By Joseph Parish
In all reality I would be very hard pressed to find a work of art that I completely despised and could distinguish no merit what-so-ever from. I believe that to each piece of art there is a proportional measure of good as well as a necessary ration of bad traits, just as no two artists create in the same fashion thus their end results reflect accordingly.
However, regardless of my personal feelings towards art in general, I find some issues abound when viewing specific geometrical abstract paintings. One such typical painting would be Piet Mondrian’s Composition with red, yellow and blue. This 20th century artist is known universally as the Dutch abstract artist with the colored rectangles.
During his formative years as an artist, Mondrian began his career creating a series of naturalistic and impressionistic landscapes featuring local meadows complete with the farms, cows and the Dutch windmills. It was no long before he eventually turned his talents towards pure abstraction. In the early 1900’s he explored various abstract forms and eventually settled upon a neoplasticism style. This was a typical Dutch movement initially inspired by Theo van Doesburg. Its objective was to create works of art exploring a viewpoint of pure form and color where the final product would be completely devoid of any sort of realism or emotion.

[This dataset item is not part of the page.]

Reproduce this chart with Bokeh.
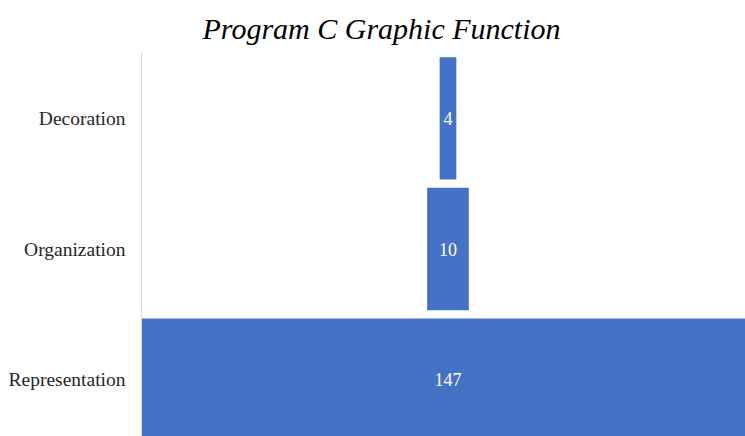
from bokeh.plotting import figure
from bokeh.models import ColumnDataSource, FixedTicker, Range1d, Title
from bokeh.core.properties import value
from bokeh.embed import file_html
from bokeh.resources import INLINE

categories = ["Representation", "Organization", "Decoration"]
counts = [147, 10, 4]
value_labels = ["147", "10", "4"]

ypos = list(range(len(categories)))
src = ColumnDataSource(dict(
    y=ypos,
    left=[-c / 2 for c in counts],
    right=[c / 2 for c in counts],
    x=[0] * len(counts),
    label=value_labels,
))

half = max(counts) / 2
p = figure(width=745, height=436, output_backend="svg", toolbar_location=None,
           x_range=Range1d(-half, -half + 604 / 4.17),
           y_range=Range1d(-0.434, 2.504),
           x_axis_location=None, title=None,
           min_border_left=141, min_border_right=0, min_border_top=52, min_border_bottom=0)

p.hbar(y="y", left="left", right="right", height=0.937, source=src,
       fill_color="#4472C4", line_color="#4472C4", line_width=0)
p.text(x="x", y="y", text="label", source=src, text_color="white",
       text_font=value("Liberation Serif"), text_font_size="18px",
       text_align="center", text_baseline="middle")

p.yaxis.ticker = FixedTicker(ticks=ypos)
p.yaxis.major_label_overrides = {i: c for i, c in zip(ypos, categories)}
p.yaxis.major_label_text_font = "Liberation Serif"
p.yaxis.major_label_text_font_size = "19.5px"
p.yaxis.major_label_text_color = "#262626"
p.yaxis.major_tick_line_color = None
p.yaxis.minor_tick_line_color = None
p.yaxis.major_label_standoff = 10
p.yaxis.axis_line_color = "#d9d9d9"
p.yaxis.axis_line_width = 1

p.xgrid.visible = False
p.ygrid.visible = False
p.outline_line_color = None

t = Title(text="Program C Graphic Function", align="left", offset=61,
          text_font="Liberation Serif", text_font_style="italic",
          text_font_size="30px", text_color="black", standoff=15)
p.add_layout(t, "above")

open("out.html", "w").write(file_html(p, INLINE))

Although I am not moved emotionally by his renditions, I must provide his work with the respect it is due. He has taken and skillfully combined his thick black lines with the various colored rectangles. I think perhaps this artistic rejection of visual reality is the aspect of his art which fails to excite me. I am a firm believer that art should promote feelings within me. Only in that way can one fully appreciate what the artist is trying to achieve.
Piet’s style appears to forbid any sort of recognizable form, color and extensions of lines. He has demonstrated that he can successfully use both horizontal and vertical planes with no further need of color other than the primary tones and he features black, white or gray lines throughout. He has completely eliminated any thoughts of 3-dimensional representations as well as dismissed curved lines and circle.
His most famous work was entitled Composition with Red, yellow and blue which rang true to his neoplasticism beliefs. This composition was drafted in primary colors of red, yellow and blue planes and placed on a grid of black lines composed of various thicknesses which are placed perpendicular at 90 degree angles. It has been said that by his use of the pure colors and his brushwork that it favors a similar style as that of Vincent Van Gogh but with due respect, I must argue negatively in that regard.
Would I purchase this art piece? No, I think not. Does it have merit at all? Yes, it certainly does. In defense of his work this painting reveals his mastery of the warm light and cold dark combinations highlighted by straight, thick lines both in the horizontal and the vertical direction. He has successfully transcended the senses with both great and small squares and reflected positively on his composition of these squares.
I am a fan of cubism but the final result must motivate my emotions. It should make me want to see more of the artists work. I should feel happiness or a degree of sadness evoked from the painting. When I view Mondrian’s work I am under the impression that I am amidst art which is intended for a business environment, void of emotional impact. At the end of an art visit I should walk away from a painting with a desire to return once again, unfortunately with Piet Mondrian’s work cited above I am left with no desire to see the addition works.